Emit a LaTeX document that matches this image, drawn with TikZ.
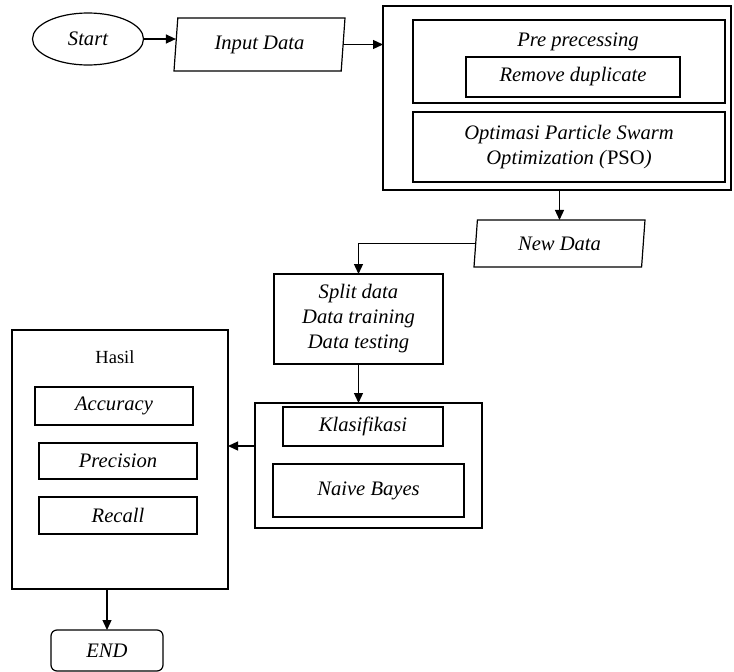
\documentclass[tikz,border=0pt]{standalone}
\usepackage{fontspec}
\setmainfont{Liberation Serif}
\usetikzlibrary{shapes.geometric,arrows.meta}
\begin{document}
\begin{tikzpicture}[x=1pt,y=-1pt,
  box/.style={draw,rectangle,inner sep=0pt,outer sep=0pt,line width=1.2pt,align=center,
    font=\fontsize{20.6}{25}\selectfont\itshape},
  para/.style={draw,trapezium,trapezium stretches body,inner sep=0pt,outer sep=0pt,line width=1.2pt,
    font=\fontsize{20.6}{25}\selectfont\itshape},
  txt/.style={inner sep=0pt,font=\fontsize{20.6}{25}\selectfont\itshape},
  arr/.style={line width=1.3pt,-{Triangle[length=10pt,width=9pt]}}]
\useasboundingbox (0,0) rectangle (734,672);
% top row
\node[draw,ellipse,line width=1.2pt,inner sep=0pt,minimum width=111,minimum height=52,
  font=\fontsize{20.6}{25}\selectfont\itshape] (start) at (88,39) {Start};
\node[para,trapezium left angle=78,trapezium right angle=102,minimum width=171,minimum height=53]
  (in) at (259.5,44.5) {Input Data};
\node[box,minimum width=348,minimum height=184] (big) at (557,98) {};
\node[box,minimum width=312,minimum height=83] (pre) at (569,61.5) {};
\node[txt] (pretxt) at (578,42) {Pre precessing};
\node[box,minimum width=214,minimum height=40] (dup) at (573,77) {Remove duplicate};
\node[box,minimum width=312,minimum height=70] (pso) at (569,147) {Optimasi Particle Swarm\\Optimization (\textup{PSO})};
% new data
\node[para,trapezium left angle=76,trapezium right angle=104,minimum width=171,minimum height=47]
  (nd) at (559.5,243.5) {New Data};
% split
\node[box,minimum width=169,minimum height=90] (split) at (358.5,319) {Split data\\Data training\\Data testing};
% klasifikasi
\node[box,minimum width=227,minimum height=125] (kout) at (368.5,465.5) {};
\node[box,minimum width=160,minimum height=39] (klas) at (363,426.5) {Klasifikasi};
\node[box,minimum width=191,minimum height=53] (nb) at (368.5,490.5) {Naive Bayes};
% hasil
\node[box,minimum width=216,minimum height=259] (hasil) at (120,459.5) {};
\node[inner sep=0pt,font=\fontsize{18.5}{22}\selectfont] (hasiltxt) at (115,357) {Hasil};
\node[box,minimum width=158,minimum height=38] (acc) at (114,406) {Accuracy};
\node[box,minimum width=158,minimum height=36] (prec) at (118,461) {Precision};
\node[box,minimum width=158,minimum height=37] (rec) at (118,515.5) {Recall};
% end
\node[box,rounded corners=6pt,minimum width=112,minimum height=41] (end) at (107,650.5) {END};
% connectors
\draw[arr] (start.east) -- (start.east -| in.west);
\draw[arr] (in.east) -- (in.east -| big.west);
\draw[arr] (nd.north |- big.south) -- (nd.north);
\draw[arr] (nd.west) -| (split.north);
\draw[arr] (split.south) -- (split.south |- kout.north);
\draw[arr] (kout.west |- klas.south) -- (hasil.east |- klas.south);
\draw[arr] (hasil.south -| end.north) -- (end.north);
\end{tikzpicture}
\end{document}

...

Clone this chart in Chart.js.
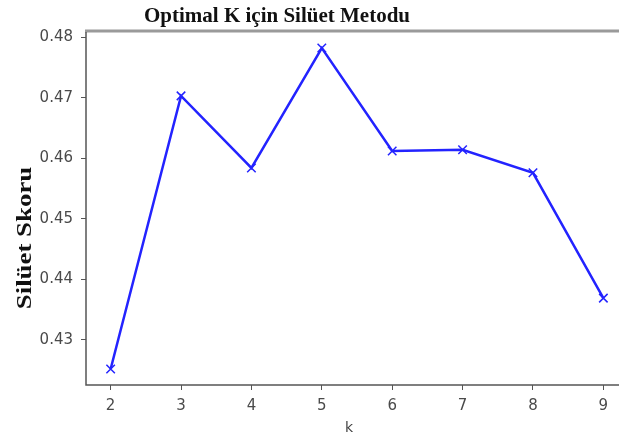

▸ What you will do
All lines in the data that contain the word "this" should be copied.

▸ In response
Emit a LaTeX document that matches this image, drawn with TikZ.
Clone this chart in Chart.js.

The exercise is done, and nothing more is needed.